European Parliament urged to make a stand for climate refugees
The European Parliament has the chance to stand up for climate refugees this week and take a positive step for climate justice.
By voting on Tuesday 16 January to support a resolution that highlights the vulnerability of women and girls, who are disproportionally affected by climate change, MEPs can show the world they are serious about protecting climate refugees and those who are commonly impacted first and worst.
EJF has been calling for the legal recognition and greater protection of climate refugees, and urges the European Parliament to vote in favour of the resolution, which has been initiated by Swedish MEP Linnéa Engström, resulting from her report on this issue for the European Parliament.
The resolution calls on the EU to make sure that climate change is recognised as a driver of migration, as well as establishing a panel of experts to examine the issue at international level. The resolution also makes clear that the Parliament is open to a debate on how to respond to climate migration.
Steve Trent, Executive Director of EJF said:
“A positive vote today would be a very welcome message from the European Parliament. Acknowledging that climate change drives migration is an essential first step towards climate justice, and the suggestion of an expert panel is also good news —EJF has been calling for an international agreement that will confer legal status and rights and ensure the protection of climate refugees for some time, and this could be an important step towards such action.
“Forced migration resulting from climate change is not some far off concept to be considered in the future. This is happening now, to people today, often among the poorest and most vulnerable. EJF has been calling for the EU to stand up for climate refugees.
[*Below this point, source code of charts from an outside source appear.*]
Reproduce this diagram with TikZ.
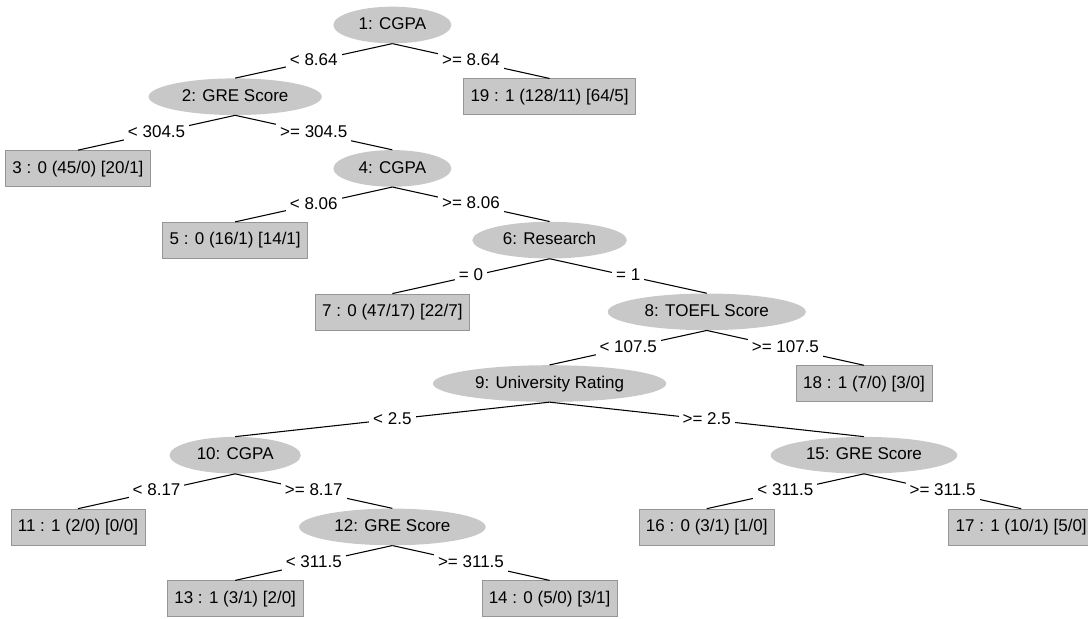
\documentclass[tikz,border=0pt]{standalone}
\usepackage{fontspec}
\setmainfont{Liberation Sans}
\definecolor{wekaGray}{RGB}{200, 200, 200}
\definecolor{wekaEdge}{RGB}{150, 150, 150}
\usepackage{tikz}
\usetikzlibrary{shapes.geometric}

\begin{document}
\begin{tikzpicture}[
    x=4.1436cm, y=1.890cm,
    font=\fontsize{12.75}{15}\selectfont,
    split/.style={ellipse, fill=wekaGray, minimum height=27.5pt, inner xsep=6pt,
                  inner ysep=0pt, text height=9.5pt, text depth=2.5pt},
    leaf/.style={draw=wekaEdge, fill=wekaGray, minimum height=27pt, inner xsep=5.25pt,
                 text height=9.5pt, text depth=2.5pt},
    cond/.style={fill=white, inner sep=3pt, text height=9.5pt, text depth=2.5pt},
    edge/.style={black, line width=0.8pt}
  ]
    \useasboundingbox (-0.496, 0.349) rectangle (6.425, -8.271);

    % Root
    \node[split] (n1) at (2, 0) {1: CGPA};

    % Level 1
    \node[split] (n2) at (1, -1) {2: GRE Score};
    \node[leaf] (n19) at (3, -1) {19 : 1 (128/11) [64/5]};

    % Level 2
    \node[leaf] (n3) at (0, -2) {3 : 0 (45/0) [20/1]};
    \node[split] (n4) at (2, -2) {4: CGPA};

    % Level 3
    \node[leaf] (n5) at (1, -3) {5 : 0 (16/1) [14/1]};
    \node[split] (n6) at (3, -3) {6: Research};

    % Level 4
    \node[leaf] (n7) at (2, -4) {7 : 0 (47/17) [22/7]};
    \node[split] (n8) at (4, -4) {8: TOEFL Score};

    % Level 5
    \node[split] (n9) at (3, -5) {9: University Rating};
    \node[leaf] (n18) at (5, -5) {18 : 1 (7/0) [3/0]};

    % Level 6
    \node[split] (n10) at (1, -6) {10: CGPA};
    \node[split] (n15) at (5, -6) {15: GRE Score};

    % Level 7
    \node[leaf] (n11) at (0, -7) {11 : 1 (2/0) [0/0]};
    \node[split] (n12) at (2, -7) {12: GRE Score};
    \node[leaf] (n16) at (4, -7) {16 : 0 (3/1) [1/0]};
    \node[leaf] (n17) at (6, -7) {17 : 1 (10/1) [5/0]};

    % Level 8
    \node[leaf] (n13) at (1, -8) {13 : 1 (3/1) [2/0]};
    \node[leaf] (n14) at (3, -8) {14 : 0 (5/0) [3/1]};

    % Splits
    \draw[edge] (n1.south) -- node[cond] {< 8.64} (n2.north);
    \draw[edge] (n1.south) -- node[cond] {>= 8.64} (n19.north);
    \draw[edge] (n2.south) -- node[cond] {< 304.5} (n3.north);
    \draw[edge] (n2.south) -- node[cond] {>= 304.5} (n4.north);
    \draw[edge] (n4.south) -- node[cond] {< 8.06} (n5.north);
    \draw[edge] (n4.south) -- node[cond] {>= 8.06} (n6.north);
    \draw[edge] (n6.south) -- node[cond] {= 0} (n7.north);
    \draw[edge] (n6.south) -- node[cond] {= 1} (n8.north);
    \draw[edge] (n8.south) -- node[cond] {< 107.5} (n9.north);
    \draw[edge] (n8.south) -- node[cond] {>= 107.5} (n18.north);
    \draw[edge] (n9.south) -- node[cond] {< 2.5} (n10.north);
    \draw[edge] (n9.south) -- node[cond] {>= 2.5} (n15.north);
    \draw[edge] (n10.south) -- node[cond] {< 8.17} (n11.north);
    \draw[edge] (n10.south) -- node[cond] {>= 8.17} (n12.north);
    \draw[edge] (n12.south) -- node[cond] {< 311.5} (n13.north);
    \draw[edge] (n12.south) -- node[cond] {>= 311.5} (n14.north);
    \draw[edge] (n15.south) -- node[cond] {< 311.5} (n16.north);
    \draw[edge] (n15.south) -- node[cond] {>= 311.5} (n17.north);
  \end{tikzpicture}
\end{document}
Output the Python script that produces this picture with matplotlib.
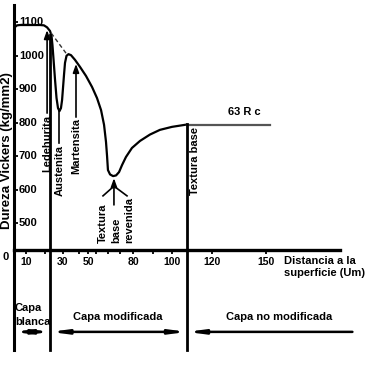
import numpy as np
import matplotlib
matplotlib.use("Agg")
import matplotlib.pyplot as plt

plt.rcParams['font.family'] = ['Liberation Sans', 'DejaVu Sans']
plt.rcParams['font.weight'] = 'bold'

# ---------------- data ----------------
# hardness profile (distance in um, Vickers hardness)
curve_um = [0, 0.8, 2.5, 5, 12, 17.6, 19.7, 21.4, 23.0, 23.8,
            24.3, 24.9, 25.7, 26.5, 27.3, 28.1, 28.9, 29.5, 30, 30.8,
            31.6, 32.8, 34.4, 36.4, 39.6, 43.6, 48.4, 52.7, 56, 58.7,
            60.7, 62, 62.7, 63.3, 64.7, 66.7, 68.7, 70.7, 72.7, 75.3,
            79.3, 83.6, 88.7, 93.8, 100, 107.5]
curve_hv = [1076, 1085, 1090, 1091, 1091, 1091, 1090, 1084, 1073, 1058,
            1031, 987, 927, 873, 843, 834, 843, 867, 903, 942,
            978, 999, 1004, 1001, 987, 966, 939, 906, 873, 837,
            793, 742, 700, 658, 645, 640, 642, 652, 673, 697,
            724, 745, 764, 778, 787, 794]
plateau_um = [107.5, 152]
plateau_hv = [794, 794]
dashed_um = [23.6, 32.4]
dashed_hv = [1067, 1007]

y_ticks = [1100, 1000, 900, 800, 700, 600, 500]
x_ticks = [10, 30, 50, 80, 100, 120, 150]
x_minor = [20, 43, 55, 63, 71, 90]

blanca_end = 23.2      # end of white layer (um)
modif_end = 107.5      # end of modified layer (um)

# ---------------- scale (hand drawn, uneven x axis) ----------------
KU = [-50, 0, 10, 30, 50, 80, 100, 120, 150, 300]
KP = [-46, 14, 26, 63, 88, 133, 172, 212, 266, 536]
fwd = lambda d: np.interp(d, KU, KP)
inv = lambda p: np.interp(p, KP, KU)

fig = plt.figure(figsize=(3.75, 3.86), dpi=100)
ax = fig.add_axes([0, 0, 1, 1])
ax.set_xscale('function', functions=(fwd, inv))
ax.set_xlim(inv(0), inv(375))
ppu = 0.335
ax.set_ylim(1100 - 364 / ppu, 1100 + 22 / ppu)

base_h = 420
# axes spines
for s in ['top', 'right']:
    ax.spines[s].set_visible(False)
ax.spines['left'].set_position(('data', 0))
ax.spines['left'].set_bounds(121, 1151)
ax.spines['bottom'].set_position(('data', base_h))
ax.spines['bottom'].set_bounds(0, 191)
ax.spines['left'].set_linewidth(2.2)
ax.spines['bottom'].set_linewidth(2.4)

ax.set_xticks(x_ticks, [str(v) for v in x_ticks])
ax.set_xticks(x_minor, minor=True)
ax.tick_params(axis='x', which='both', direction='out', length=3, width=1.3,
               labelsize=7.5, pad=2)
for lab in ax.get_xticklabels():
    lab.set_fontweight('bold')
ax.set_yticks(y_ticks, [''] * len(y_ticks))
ax.tick_params(axis='y', direction='in', length=3, width=1.3)
for v in y_ticks:
    ax.annotate(str(v), xy=(0, v), xytext=(3.5, 0), textcoords='offset points',
                ha='left', va='center', fontsize=8, fontweight='bold')
ax.text(-7, 398, '0', ha='center', va='center', fontsize=8, fontweight='bold')

ax.text(-5.8, 715, 'Dureza Vickers (kg/mm2)', rotation=90, ha='center',
        va='center', fontsize=9.5, fontweight='bold')

# curve
ax.plot(curve_um, curve_hv, color='k', lw=1.6, solid_capstyle='round',
        solid_joinstyle='round')
ax.plot(plateau_um, plateau_hv, color='#555555', lw=1.6)
ax.plot(dashed_um, dashed_hv, color='#333333', lw=1.0, ls=(0, (3, 2)))

# vertical boundaries
ax.plot([blanca_end, blanca_end], [121, 1061], color='k', lw=2.0)
ax.plot([modif_end, modif_end], [121, 796], color='k', lw=2.0)

head = dict(color='k', lw=1.2, shrinkA=0, shrinkB=0, mutation_scale=10,
            arrowstyle='-|>,head_length=0.5,head_width=0.18')
# Ledehurita
ax.annotate('', xy=(21.4, 1076), xytext=(21.4, 828), arrowprops=head)
ax.text(21.4, 822, 'Ledehurita', rotation=90, ha='center', va='top', fontsize=8)
# Austenita
ax.plot([28.1, 28.1], [834, 739], color='k', lw=1.2)
ax.text(28.1, 733, 'Austenita', rotation=90, ha='center', va='top', fontsize=8)
# Martensita
ax.annotate('', xy=(40.4, 975), xytext=(40.4, 816), arrowprops=head)
ax.text(40.4, 813, 'Martensita', rotation=90, ha='center', va='top', fontsize=8)
# Textura base revenida
ax.annotate('', xy=(67.3, 634), xytext=(67.3, 554), arrowprops=head)
ax.plot([60, 67.3, 76], [581, 610, 581], color='k', lw=1.2)
ax.text(60, 440, 'Textura', rotation=90, ha='center', va='bottom', fontsize=8)
ax.text(68.7, 440, 'base', rotation=90, ha='center', va='bottom', fontsize=8)
ax.text(77.3, 440, 'revenida', rotation=90, ha='center', va='bottom', fontsize=8)
# Textura base
ax.text(111.5, 787, 'Textura base', rotation=90, ha='center', va='top', fontsize=8)
ax.text(137.8, 831, '63 R c', ha='center', va='center', fontsize=8)

# axis title
ax.text(160, 387, 'Distancia a la', ha='left', va='center', fontsize=8)
ax.text(160, 351, 'superficie (Um)', ha='left', va='center', fontsize=8)

# layers
ax.text(0.8, 246, 'Capa', ha='left', va='center', fontsize=8)
ax.text(0.8, 204.5, 'blanca', ha='left', va='center', fontsize=8)
ax.text(70, 219, 'Capa modificada', ha='center', va='center', fontsize=8)
ax.text(157.2, 219, 'Capa no modificada', ha='center', va='center', fontsize=8)

dbl = dict(color='k', lw=1.8, shrinkA=0, shrinkB=0, mutation_scale=10,
           arrowstyle='<|-|>,head_length=0.9,head_width=0.12')
lay_h = 175
ax.annotate('', xy=(blanca_end, lay_h), xytext=(0, lay_h), arrowprops=dbl)
ax.annotate('', xy=(modif_end, lay_h), xytext=(blanca_end, lay_h), arrowprops=dbl)
one = dict(dbl, arrowstyle='-|>,head_length=0.9,head_width=0.12')
ax.annotate('', xy=(modif_end, lay_h), xytext=(198, lay_h), arrowprops=one)

fig.savefig('out.png', dpi=100)
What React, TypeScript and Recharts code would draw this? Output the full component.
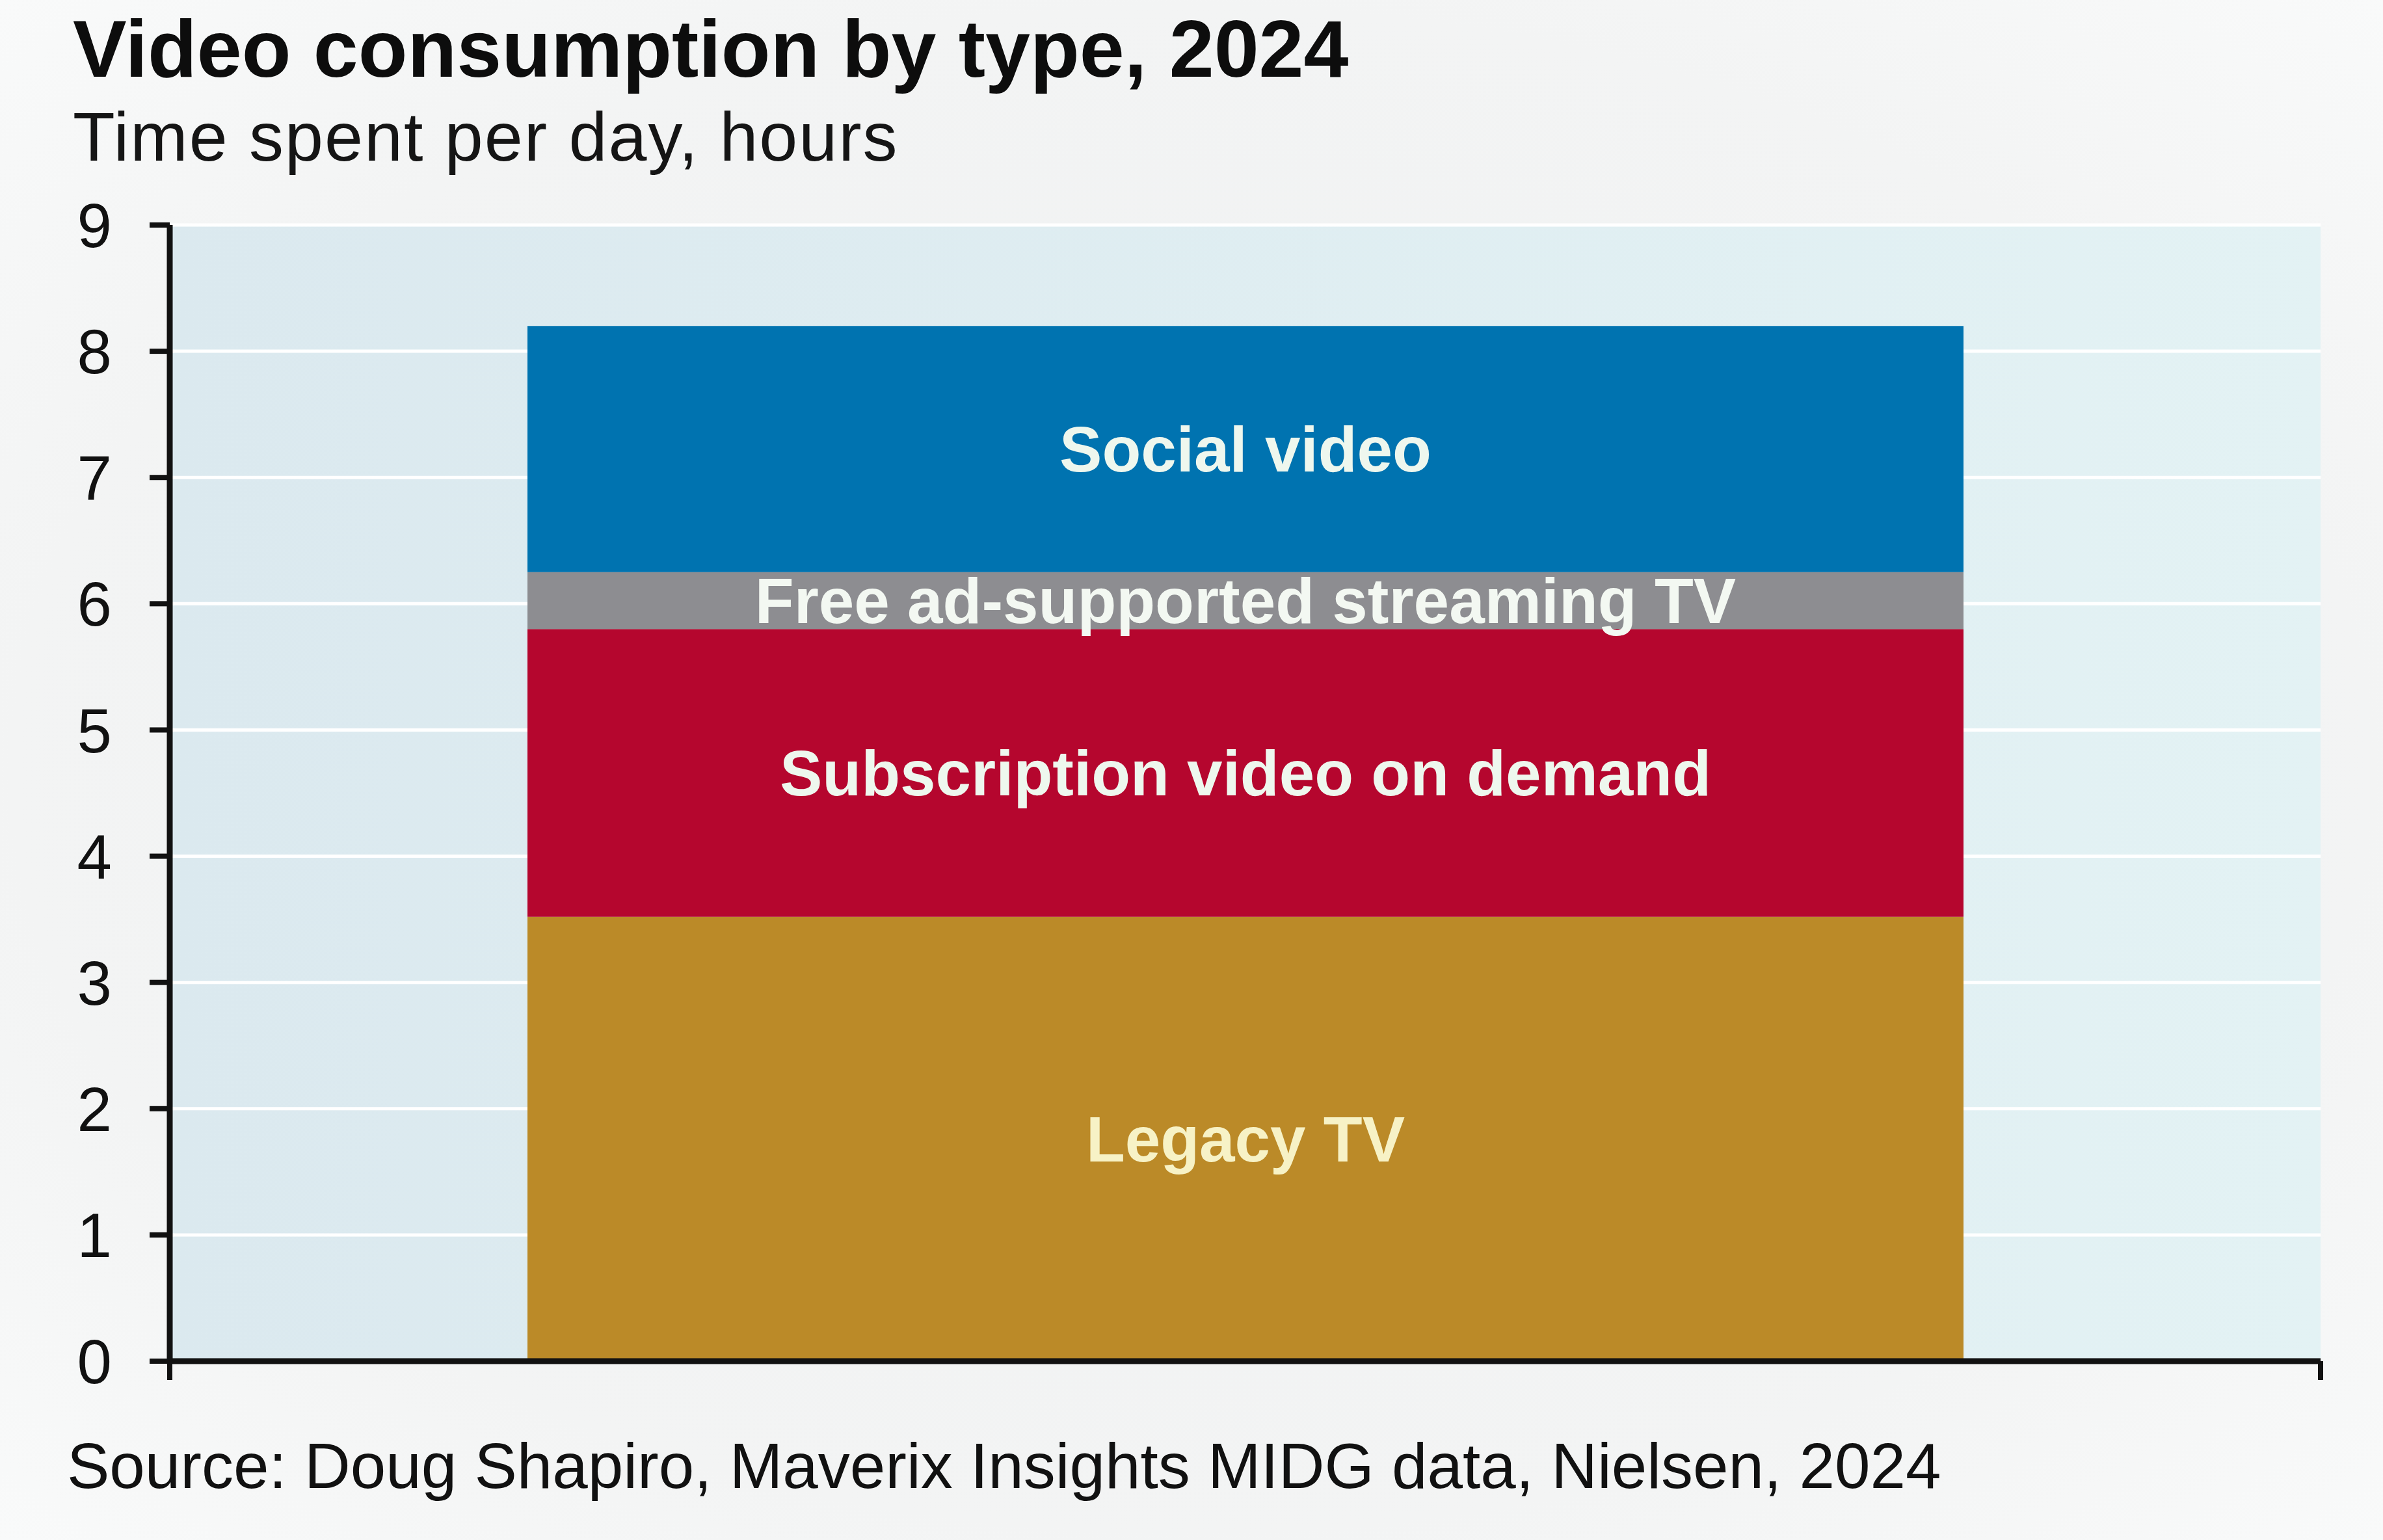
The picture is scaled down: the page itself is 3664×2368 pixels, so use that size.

If the resolution is passed it will ensure that those displaced by climate will rise up the agenda in global politics.”
Since 2008, weather-related hazards – which are magnifying and multiplying as a result of climate change – displaced an average of 21.7 million people each year, equivalent to 59,600 people every day or 41 people every minute. Millions more were forced to leave their homes due to prolonged droughts and their devastating impacts.
Women and children suffer the most in the face of natural disasters, and will be among the hardest hit as climate change gathers pace. Seventy percent of the 1.3 billion that make up the world’s poorest are women, often living in marginal areas vulnerable to droughts, floods, rising sea levels and storms. Once forced from their homes by such climate extremes, women and girls are particularly vulnerable to trafficking and gender-based violence.
Alongside EJFs call for the protection for climate refugees, EJF highlights the absolute priority to end our carbon addiction, immediately reduce greenhouse gas emissions and meet our shared international commitment under the Paris Agreement to ensure that temperature rise is kept below 1.5°C above pre-industrial levels.